■ Set task
Write out exactly the lines between the line containing "Generate a Python" and the line containing "fig = go.Figure()", including both of those lines, and nothing more.
====
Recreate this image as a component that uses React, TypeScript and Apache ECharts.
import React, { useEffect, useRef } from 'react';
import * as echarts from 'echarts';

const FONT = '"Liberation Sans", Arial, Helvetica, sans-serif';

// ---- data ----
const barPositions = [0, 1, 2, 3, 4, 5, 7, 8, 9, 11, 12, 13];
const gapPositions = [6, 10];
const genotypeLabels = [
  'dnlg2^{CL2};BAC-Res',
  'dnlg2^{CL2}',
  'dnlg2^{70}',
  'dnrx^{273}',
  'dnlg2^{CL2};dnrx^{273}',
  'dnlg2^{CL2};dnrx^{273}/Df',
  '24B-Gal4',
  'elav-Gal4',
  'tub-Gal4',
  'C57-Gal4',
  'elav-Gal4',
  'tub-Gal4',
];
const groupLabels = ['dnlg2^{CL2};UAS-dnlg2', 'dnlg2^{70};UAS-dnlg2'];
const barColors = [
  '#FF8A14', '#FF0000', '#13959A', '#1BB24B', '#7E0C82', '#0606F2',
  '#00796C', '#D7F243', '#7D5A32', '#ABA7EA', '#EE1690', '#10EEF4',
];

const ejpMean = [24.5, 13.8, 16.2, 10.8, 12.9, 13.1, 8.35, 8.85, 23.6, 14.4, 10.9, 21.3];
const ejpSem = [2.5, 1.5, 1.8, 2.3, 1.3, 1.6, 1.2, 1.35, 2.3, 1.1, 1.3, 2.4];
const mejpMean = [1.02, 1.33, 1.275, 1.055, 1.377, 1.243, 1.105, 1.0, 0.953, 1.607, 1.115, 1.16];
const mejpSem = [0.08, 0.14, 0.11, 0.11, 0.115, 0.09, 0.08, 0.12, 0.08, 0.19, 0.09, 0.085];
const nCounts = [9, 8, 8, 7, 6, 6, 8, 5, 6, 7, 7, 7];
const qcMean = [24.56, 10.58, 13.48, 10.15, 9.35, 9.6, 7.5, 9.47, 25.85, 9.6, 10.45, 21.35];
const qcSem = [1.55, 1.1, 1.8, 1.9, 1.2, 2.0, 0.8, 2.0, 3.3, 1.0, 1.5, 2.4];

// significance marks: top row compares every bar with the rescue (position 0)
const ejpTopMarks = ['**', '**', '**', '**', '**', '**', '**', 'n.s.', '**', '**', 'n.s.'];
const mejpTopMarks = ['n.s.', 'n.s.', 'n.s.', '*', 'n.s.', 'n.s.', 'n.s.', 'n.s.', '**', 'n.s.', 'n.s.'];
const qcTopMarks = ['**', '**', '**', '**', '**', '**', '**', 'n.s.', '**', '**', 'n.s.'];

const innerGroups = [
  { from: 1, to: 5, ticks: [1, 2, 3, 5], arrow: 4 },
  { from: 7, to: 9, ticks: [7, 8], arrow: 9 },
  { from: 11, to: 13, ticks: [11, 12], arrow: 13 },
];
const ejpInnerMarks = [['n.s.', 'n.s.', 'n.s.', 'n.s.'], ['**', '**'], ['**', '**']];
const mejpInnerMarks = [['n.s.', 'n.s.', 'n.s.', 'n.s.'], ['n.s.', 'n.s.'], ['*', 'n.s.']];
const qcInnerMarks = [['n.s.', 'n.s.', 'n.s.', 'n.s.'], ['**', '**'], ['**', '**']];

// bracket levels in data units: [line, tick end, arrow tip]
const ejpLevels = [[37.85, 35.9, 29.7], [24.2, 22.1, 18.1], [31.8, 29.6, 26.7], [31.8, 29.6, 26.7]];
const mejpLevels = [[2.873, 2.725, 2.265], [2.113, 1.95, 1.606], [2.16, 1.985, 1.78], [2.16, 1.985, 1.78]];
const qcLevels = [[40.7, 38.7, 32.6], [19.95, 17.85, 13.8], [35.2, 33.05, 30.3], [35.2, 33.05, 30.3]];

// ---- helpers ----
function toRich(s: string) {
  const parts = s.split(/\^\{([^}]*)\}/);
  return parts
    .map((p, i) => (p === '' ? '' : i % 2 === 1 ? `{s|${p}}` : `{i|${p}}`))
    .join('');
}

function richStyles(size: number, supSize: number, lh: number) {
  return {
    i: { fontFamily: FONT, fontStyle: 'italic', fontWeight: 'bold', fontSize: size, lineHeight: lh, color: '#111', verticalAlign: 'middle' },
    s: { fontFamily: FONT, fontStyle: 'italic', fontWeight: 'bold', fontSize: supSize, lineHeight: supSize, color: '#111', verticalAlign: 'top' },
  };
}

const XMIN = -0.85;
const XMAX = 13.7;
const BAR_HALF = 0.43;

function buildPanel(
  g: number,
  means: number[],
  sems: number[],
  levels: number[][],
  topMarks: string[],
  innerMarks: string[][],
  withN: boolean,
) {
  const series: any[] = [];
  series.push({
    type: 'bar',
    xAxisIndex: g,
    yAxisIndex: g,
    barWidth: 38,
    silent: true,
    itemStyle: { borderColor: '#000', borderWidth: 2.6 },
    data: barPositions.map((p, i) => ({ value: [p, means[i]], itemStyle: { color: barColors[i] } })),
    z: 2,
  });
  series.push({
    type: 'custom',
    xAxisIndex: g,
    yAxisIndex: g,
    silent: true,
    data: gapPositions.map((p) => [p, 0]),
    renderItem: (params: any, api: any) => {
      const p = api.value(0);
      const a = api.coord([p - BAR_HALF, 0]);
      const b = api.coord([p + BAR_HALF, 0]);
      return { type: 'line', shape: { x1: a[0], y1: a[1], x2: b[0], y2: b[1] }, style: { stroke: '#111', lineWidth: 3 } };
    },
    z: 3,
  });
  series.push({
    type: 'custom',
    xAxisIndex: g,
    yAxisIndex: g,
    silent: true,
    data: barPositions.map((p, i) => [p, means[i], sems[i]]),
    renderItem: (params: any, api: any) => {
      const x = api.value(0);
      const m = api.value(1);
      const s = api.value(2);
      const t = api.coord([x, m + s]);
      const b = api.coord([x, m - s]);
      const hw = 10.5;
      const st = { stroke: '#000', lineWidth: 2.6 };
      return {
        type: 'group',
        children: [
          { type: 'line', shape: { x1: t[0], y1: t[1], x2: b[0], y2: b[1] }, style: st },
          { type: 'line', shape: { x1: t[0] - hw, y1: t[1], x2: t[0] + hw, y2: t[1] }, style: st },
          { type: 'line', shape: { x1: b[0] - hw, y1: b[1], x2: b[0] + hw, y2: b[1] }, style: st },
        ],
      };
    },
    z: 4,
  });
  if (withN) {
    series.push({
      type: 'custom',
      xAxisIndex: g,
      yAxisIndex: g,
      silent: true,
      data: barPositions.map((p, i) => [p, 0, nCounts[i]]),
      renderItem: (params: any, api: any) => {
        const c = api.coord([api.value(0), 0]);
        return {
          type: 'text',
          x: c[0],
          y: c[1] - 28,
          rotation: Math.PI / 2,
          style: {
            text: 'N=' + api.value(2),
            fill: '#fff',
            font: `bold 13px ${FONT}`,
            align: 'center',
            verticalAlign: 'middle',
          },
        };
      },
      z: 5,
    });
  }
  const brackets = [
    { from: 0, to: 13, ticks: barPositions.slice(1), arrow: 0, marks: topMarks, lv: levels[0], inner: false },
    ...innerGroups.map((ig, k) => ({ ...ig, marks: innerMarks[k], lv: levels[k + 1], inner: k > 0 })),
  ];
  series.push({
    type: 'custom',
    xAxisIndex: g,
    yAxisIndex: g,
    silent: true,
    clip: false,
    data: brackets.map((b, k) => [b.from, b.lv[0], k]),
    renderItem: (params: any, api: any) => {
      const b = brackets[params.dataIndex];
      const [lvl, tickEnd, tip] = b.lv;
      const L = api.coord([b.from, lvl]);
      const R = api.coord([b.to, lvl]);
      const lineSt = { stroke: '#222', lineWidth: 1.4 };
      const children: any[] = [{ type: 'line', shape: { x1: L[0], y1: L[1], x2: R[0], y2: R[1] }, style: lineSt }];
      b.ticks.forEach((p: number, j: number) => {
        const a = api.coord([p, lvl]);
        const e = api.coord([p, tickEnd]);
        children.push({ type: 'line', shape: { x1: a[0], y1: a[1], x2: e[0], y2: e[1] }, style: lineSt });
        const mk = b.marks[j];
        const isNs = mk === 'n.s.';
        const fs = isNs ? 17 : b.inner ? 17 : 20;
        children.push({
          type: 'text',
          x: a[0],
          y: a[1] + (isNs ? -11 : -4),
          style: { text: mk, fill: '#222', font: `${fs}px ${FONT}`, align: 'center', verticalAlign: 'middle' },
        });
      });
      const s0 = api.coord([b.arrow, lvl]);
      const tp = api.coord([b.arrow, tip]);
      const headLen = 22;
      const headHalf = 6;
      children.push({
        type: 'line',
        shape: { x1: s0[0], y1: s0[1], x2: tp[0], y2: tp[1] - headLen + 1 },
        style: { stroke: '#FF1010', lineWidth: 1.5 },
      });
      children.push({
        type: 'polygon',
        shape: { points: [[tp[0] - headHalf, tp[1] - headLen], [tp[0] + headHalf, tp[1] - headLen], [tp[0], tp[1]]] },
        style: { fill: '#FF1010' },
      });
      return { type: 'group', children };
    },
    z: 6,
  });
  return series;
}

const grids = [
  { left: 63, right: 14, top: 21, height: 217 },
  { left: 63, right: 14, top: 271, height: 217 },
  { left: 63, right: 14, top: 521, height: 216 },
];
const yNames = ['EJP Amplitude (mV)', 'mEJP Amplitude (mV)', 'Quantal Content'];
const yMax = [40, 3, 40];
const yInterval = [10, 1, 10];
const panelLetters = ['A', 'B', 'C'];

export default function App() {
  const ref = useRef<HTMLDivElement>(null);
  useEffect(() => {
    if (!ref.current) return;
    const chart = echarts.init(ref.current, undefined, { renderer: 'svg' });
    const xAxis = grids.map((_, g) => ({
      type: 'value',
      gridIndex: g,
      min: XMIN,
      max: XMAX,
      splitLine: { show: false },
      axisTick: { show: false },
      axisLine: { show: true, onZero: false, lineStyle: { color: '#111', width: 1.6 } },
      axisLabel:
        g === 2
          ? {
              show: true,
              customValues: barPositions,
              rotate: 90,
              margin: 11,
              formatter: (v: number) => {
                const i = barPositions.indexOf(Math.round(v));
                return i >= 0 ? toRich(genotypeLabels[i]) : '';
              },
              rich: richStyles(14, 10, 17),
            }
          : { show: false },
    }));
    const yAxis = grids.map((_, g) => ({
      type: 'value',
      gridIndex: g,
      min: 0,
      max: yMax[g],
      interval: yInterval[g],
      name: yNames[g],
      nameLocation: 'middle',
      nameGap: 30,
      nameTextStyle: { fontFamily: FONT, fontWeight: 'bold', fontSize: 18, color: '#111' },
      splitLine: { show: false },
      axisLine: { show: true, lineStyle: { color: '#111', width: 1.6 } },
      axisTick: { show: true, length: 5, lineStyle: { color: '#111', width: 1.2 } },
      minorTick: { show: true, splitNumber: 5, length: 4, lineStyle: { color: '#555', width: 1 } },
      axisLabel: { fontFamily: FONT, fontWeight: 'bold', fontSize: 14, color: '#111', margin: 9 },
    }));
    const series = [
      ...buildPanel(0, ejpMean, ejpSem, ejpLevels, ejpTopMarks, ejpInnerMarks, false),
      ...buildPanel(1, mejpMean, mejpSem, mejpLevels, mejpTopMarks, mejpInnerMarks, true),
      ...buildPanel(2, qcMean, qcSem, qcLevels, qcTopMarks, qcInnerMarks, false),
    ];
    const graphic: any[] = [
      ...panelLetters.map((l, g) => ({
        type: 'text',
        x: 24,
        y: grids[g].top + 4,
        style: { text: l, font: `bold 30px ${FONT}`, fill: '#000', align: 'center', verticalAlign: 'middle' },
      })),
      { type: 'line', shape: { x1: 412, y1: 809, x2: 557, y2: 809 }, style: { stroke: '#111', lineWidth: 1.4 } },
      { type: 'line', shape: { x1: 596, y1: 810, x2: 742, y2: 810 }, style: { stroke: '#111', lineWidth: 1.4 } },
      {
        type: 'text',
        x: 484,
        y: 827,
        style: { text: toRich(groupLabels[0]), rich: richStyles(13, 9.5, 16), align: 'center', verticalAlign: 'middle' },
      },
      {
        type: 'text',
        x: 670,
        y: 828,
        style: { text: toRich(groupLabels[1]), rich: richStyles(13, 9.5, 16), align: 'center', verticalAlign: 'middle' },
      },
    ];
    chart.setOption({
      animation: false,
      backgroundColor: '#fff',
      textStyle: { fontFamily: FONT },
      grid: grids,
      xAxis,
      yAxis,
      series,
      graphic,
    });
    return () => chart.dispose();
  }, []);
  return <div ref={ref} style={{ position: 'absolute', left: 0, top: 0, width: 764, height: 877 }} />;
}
====
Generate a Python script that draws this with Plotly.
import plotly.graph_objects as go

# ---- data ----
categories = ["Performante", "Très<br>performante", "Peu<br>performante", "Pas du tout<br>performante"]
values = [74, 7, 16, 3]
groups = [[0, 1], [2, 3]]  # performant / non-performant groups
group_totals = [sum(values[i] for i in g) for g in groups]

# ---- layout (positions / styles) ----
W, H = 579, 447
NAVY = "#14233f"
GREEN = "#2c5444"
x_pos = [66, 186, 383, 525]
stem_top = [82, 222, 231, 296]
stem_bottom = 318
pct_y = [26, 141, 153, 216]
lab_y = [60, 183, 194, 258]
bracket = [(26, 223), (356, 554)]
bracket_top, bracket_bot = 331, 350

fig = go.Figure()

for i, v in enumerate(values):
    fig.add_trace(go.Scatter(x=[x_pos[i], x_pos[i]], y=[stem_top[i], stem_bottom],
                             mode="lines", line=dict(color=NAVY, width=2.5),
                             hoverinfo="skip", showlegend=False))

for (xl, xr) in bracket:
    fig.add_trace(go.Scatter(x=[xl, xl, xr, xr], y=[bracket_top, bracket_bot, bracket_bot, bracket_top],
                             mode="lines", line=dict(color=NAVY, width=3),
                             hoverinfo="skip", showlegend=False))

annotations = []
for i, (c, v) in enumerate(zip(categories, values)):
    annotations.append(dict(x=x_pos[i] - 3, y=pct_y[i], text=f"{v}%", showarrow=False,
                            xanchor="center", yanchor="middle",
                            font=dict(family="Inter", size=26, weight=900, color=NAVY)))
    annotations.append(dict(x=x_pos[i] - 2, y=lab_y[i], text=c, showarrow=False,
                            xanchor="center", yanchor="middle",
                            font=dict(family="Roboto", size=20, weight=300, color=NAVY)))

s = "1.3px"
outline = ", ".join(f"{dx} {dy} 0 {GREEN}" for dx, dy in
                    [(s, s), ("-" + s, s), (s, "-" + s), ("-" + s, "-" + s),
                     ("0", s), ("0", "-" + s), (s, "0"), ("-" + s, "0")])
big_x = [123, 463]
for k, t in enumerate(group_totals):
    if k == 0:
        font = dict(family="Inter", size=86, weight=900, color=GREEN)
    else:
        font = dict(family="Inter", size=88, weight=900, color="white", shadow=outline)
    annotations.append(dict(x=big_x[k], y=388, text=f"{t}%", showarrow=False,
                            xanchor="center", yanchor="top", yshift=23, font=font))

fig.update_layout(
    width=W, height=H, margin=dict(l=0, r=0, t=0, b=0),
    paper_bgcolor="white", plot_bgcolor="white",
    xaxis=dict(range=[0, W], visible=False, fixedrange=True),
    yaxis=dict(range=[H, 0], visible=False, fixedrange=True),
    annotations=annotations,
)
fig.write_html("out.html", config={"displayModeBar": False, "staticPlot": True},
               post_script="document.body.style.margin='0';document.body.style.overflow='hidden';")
====
■ Finished exercise
Generate a Python script that draws this with Plotly.
import plotly.graph_objects as go

# ---- data ----
categories = ["Performante", "Très<br>performante", "Peu<br>performante", "Pas du tout<br>performante"]
values = [74, 7, 16, 3]
groups = [[0, 1], [2, 3]]  # performant / non-performant groups
group_totals = [sum(values[i] for i in g) for g in groups]

# ---- layout (positions / styles) ----
W, H = 579, 447
NAVY = "#14233f"
GREEN = "#2c5444"
x_pos = [66, 186, 383, 525]
stem_top = [82, 222, 231, 296]
stem_bottom = 318
pct_y = [26, 141, 153, 216]
lab_y = [60, 183, 194, 258]
bracket = [(26, 223), (356, 554)]
bracket_top, bracket_bot = 331, 350

fig = go.Figure()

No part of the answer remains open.